When examining this plot, look for the following things:
  • Angles between the lines, which represent the correlation between the predictors. Smaller angles indicate predictors are highly correlated.
  • Predictors with longer lines, which have greater loadings in the first or second components and are more important in the model.
This loading plot shows that the predictors are highly correlated, because the angles between the lines are small. The lines are almost the same length, indicating the predictors are equally important. On the first component, the predictors have similar negative loadings, indicating they are equally important. On the second component, the first three predictors have larger absolute loadings than the rest.
Note

If your model contains more than 2 components, you may want to plot the x-loadings of other components using a Scatterplot. To do this, store the x-loading matrix and then copy the matrix into columns using Data > Copy > Matrix to Columns.

Residual X plot

The residual X plot is a line plot of the x-residuals versus the predictors. Each line represents an observation and has as many points as it has predictors.

Interpretation

Use the x-residual matrix plot to identify observations or predictors that the model describes poorly. This plot is most useful with predictors that are on the same scale.

Ideally, the lines on the plot should be close together and near zero.
  • When the lines are spaced apart at the same point on the x-axis, the model poorly describes the predictor at that point.
  • When a line on the plot deviates from the other lines, the model poorly describes the observation represented by that line.

Use the x-residual matrix plot to examine general patterns in the residuals and identify areas where problems exist. Then, examine the x-residuals displayed in the output to determine which observations and predictors the model describes poorly.

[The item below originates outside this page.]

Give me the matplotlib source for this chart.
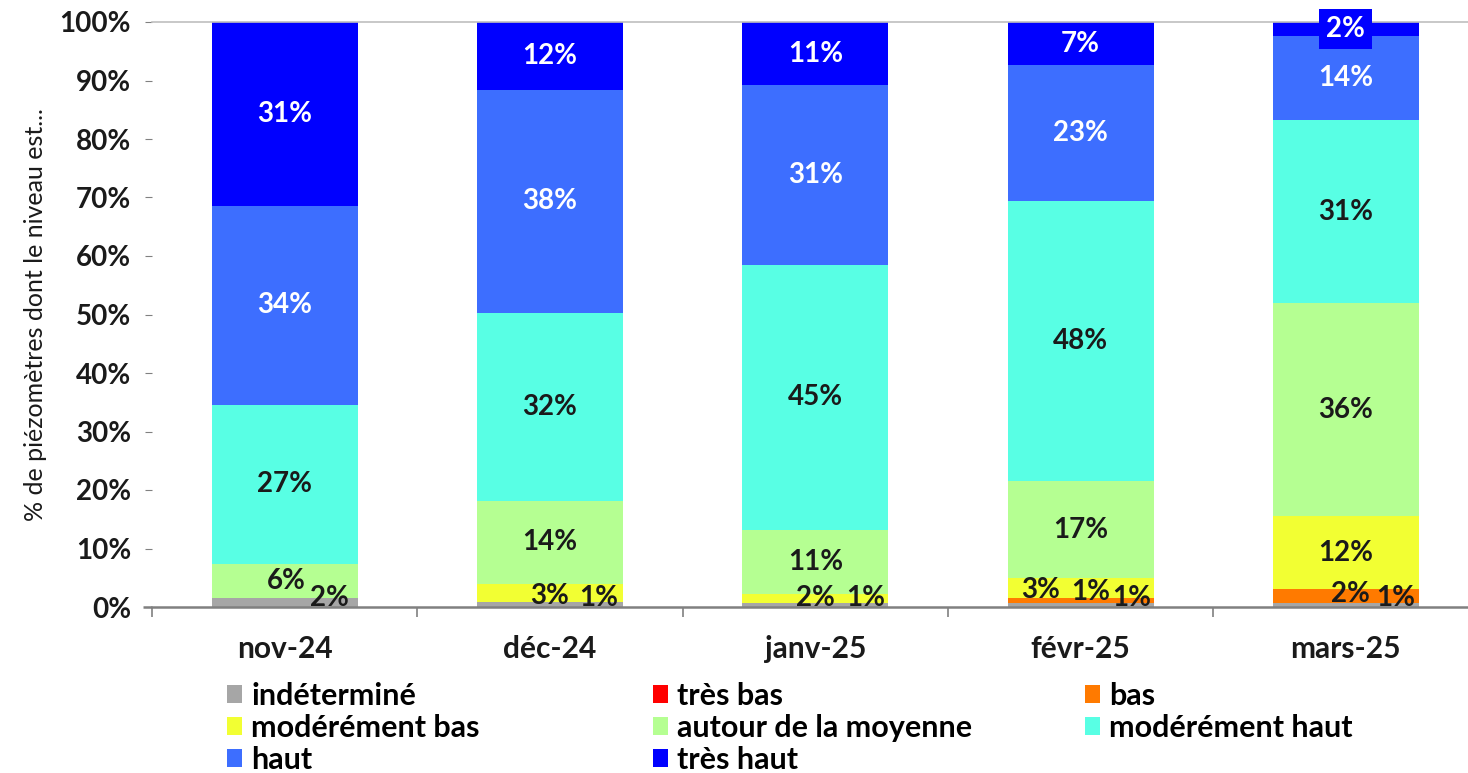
import matplotlib
matplotlib.use("Agg")
import matplotlib.pyplot as plt
from matplotlib.patches import Patch

plt.rcParams['font.family'] = ['Lato', 'DejaVu Sans']

categories = ["nov-24", "déc-24", "janv-25", "févr-25", "mars-25"]
series_names = ["indéterminé", "très bas", "bas", "modérément bas",
                "autour de la moyenne", "modérément haut", "haut", "très haut"]

indetermine      = [1.6, 0.8, 0.7, 0.7, 0.7]
tres_bas         = [0.0, 0.0, 0.0, 0.0, 0.0]
bas              = [0.0, 0.0, 0.0, 0.9, 2.4]
moderement_bas   = [0.0, 3.2, 1.6, 3.3, 12.4]
autour_moyenne   = [5.8, 14.1, 10.9, 16.6, 36.4]
moderement_haut  = [27.2, 32.2, 45.3, 47.9, 31.4]
haut             = [34.0, 38.1, 30.7, 23.2, 14.3]
tres_haut        = [31.4, 11.6, 10.8, 7.4, 2.4]

series = [indetermine, tres_bas, bas, moderement_bas, autour_moyenne,
          moderement_haut, haut, tres_haut]
colors = ["#A6A6A6", "#FF0000", "#FF7A00", "#F2FF33", "#B5FF92",
          "#58FFE4", "#3D6EFF", "#0000FF"]
label_colors = ["#1a1a1a"] * 6 + ["white", "white"]

# offsets (points) for small-segment labels: (cat, series) -> (dx, dy)
offsets = {
    (0, 0): (32, 3), (0, 4): (1, 0),
    (1, 0): (35, 4.5), (1, 3): (0, -2),
    (2, 0): (36, 5), (2, 3): (0, 0.5),
    (3, 0): (37, 5), (3, 2): (7, 6), (3, 3): (-28.5, -1.5),
    (4, 0): (36, 5), (4, 2): (3, 1.5),
}

fig = plt.figure(figsize=(14.68, 7.73), dpi=100)
ax = fig.add_axes([152/1468, 1-607/773, 1-152/1468, (607-22)/773])

x = list(range(len(categories)))
bottom = [0.0] * len(categories)
width = 0.55
for si, vals in enumerate(series):
    ax.bar(x, vals, width, bottom=bottom, color=colors[si], edgecolor='none',
           zorder=2)
    for ci, v in enumerate(vals):
        if v > 0:
            dx, dy = offsets.get((ci, si), (0, 0))
            kw = {}
            if si == 7 and ci == 4:
                kw['bbox'] = dict(facecolor=colors[7], edgecolor='none', pad=5)
            ax.annotate(f"{v:.0f}%", (ci, bottom[ci] + v / 2),
                        xytext=(dx, dy), textcoords='offset points',
                        ha='center', va='center', fontsize=20,
                        fontweight='bold', color=label_colors[si],
                        zorder=5, **kw)
    bottom = [b + v for b, v in zip(bottom, vals)]

ax.set_xlim(-0.5, -0.5 + (1468 - 152) / 265.3)
ax.set_ylim(0, 100)
ax.set_yticks(range(0, 101, 10))
ax.set_yticklabels([f"{t}%" for t in range(0, 101, 10)], fontsize=20,
                   fontweight='bold', color='#1a1a1a')
ax.set_xticks(x)
ax.set_xticklabels(categories, fontsize=21.5, fontweight='bold', color='#1a1a1a')
ax.set_xticks([i - 0.5 for i in range(len(categories))], minor=True)
ax.tick_params(axis='x', which='major', length=0, pad=20)
ax.tick_params(axis='x', which='minor', length=7, color='#808080', width=1.2)
ax.tick_params(axis='y', length=5, color='#808080', pad=10)

for s in ['left', 'right']:
    ax.spines[s].set_visible(False)
ax.spines['top'].set_color('#BFBFBF')
ax.spines['top'].set_linewidth(1.2)
ax.spines['bottom'].set_color('#808080')
ax.spines['bottom'].set_linewidth(1.8)
ax.spines['bottom'].set_zorder(6)
# short extension of the category axis to the left
ax.plot([-0.535, -0.5], [0, 0], color='#808080', lw=1.8, clip_on=False,
        zorder=6, solid_capstyle='butt')

ax.set_ylabel("% de piézomètres dont le niveau est...", fontsize=18,
              color='#1a1a1a', labelpad=9)

# legend in three fixed columns
cols = [[0, 3, 6], [1, 4, 7], [2, 5]]
col_x = [227, 653, 1085]
for cx, idxs in zip(col_x, cols):
    handles = [Patch(facecolor=colors[i], edgecolor='none') for i in idxs]
    labels = [series_names[i] for i in idxs]
    fig.legend(handles, labels, loc='upper left',
               bbox_to_anchor=(cx / 1468, 1 - 682 / 773), frameon=False,
               prop={'weight': 'bold', 'size': 22},
               handlelength=0.5, handleheight=0.5, handletextpad=0.3,
               labelspacing=0.13, borderaxespad=0, borderpad=0)

fig.savefig("out.png", dpi=100)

This residual X plot shows that the residuals are close to zero, which indicates that the model describes most of the variance in the predictors. With such small x-residual values, you cannot detect observations or predictors that the model does not describe well.

Calculated X plot

The calculated X plot is a line plot of the x-calculated values versus the predictors. Each line represents an observation and has as many points as it has predictors.

Interpretation

Use this plot to identify observations or predictors that the model describes poorly. This plot is most useful with predictors that are on the same scale.

The calculated X plot complements the x-residual plot. The sum of both plots results in a plot of the original predictor values. A predictor with x-calculated values that are much smaller or larger than the original x-values is not well described by the model.

In this plot, most of the x-calculated values are very close to the original predictor values, indicating that the model describes most of the variance in the predictors.